Jurica is still fighting the lawsuit in a Texas court.
Janvey has sued thousands of people but he has forgone many lawsuits because the return wasn’t worth it. For example, Janvey sued the Democratic and Republican national party committees to recover Stanford’s contributions. He also sent letters to the more than 50 senators and House members who received Stanford contributions but did not go to court.
Fewer than 20 returned the money, he said.
Picard’s fees are not taken directly out of the estate, but are paid off by the SIPC at a 10 percent discount off his usual rate. Janvey, on the other hand, is paid directly by the estate at a 20 percent discount because the Stanford case was turned down by the SIPC. The SEC sued SIPC over the decision not to protect Stanford investors, but lost. It will appeal that decision this fall.
The SIPC said it does not cover the Stanford investors because the Securities Investor Protection Act “does not authorize SIPC to protect monies invested with offshore banks or other firms that are not SIPC members. The Act also does not protect investors against a loss in value of a security, including because of mismanagement or fraud,” according to its website.
Another receivership backed by SIPC was the Lehman Brothers Holdings Inc. bankruptcy.
The expenses billed by the receiver in that case, James W. Giddens, including administrative, professional, consulting and operational costs total more than $1.8 billion since the filing date in 2008, according to court documents. The returns have been big.
“Customer distributions will exceed $105 billion, by far the largest customer distribution in history,” Giddens’ ninth interim report states.
Janvey has been widely criticized for spending too much, but Sadler insists it’s the only way to resolve a major fraud.
“When these things collapse, they just cost a lot of money to clean up,” he said.
Meanwhile, Stanford’s investors are still waiting.
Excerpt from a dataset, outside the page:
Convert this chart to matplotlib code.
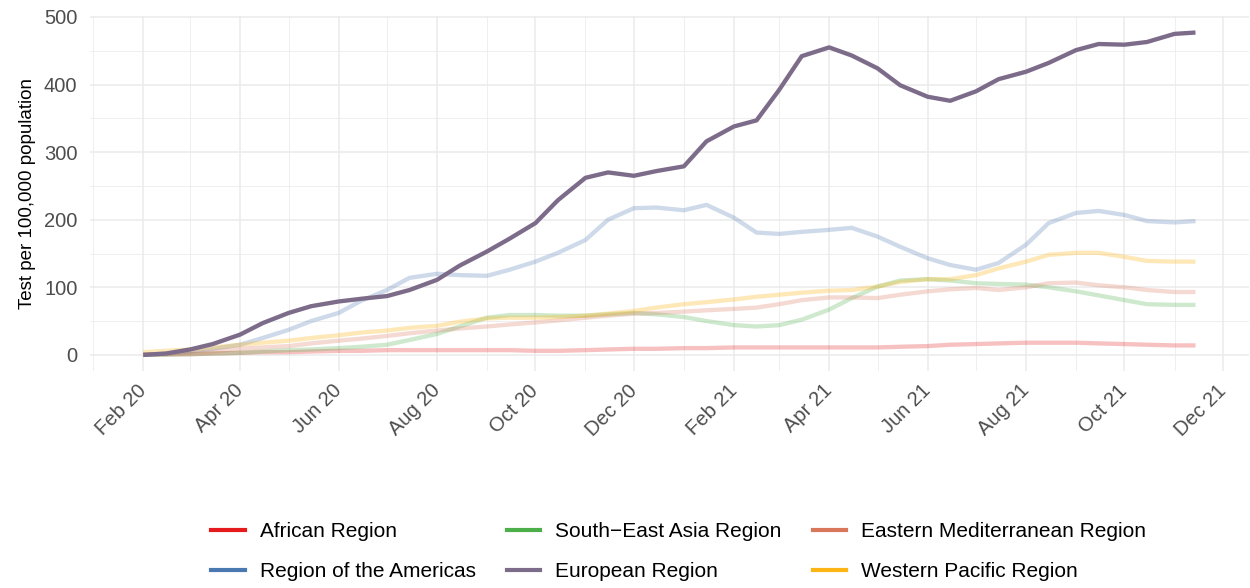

John Wade of Covington, La., was looking to sell his business and retire when he started doing business with Stanford. The veterinarian and his partner decided to invest $2.5 million in pension funds and personal savings with a Stanford Financial Group financial advisor as they prepared to put their business, which provides microchip IDs for pets, on the block.
“We worked hard for many years and put money away. It was time,” Wade said, “I had just bought a boat and a guitar and I was off to go fishing.”
Instead, seven years later, Wade is “just trying to rebuild the retirement nest egg.”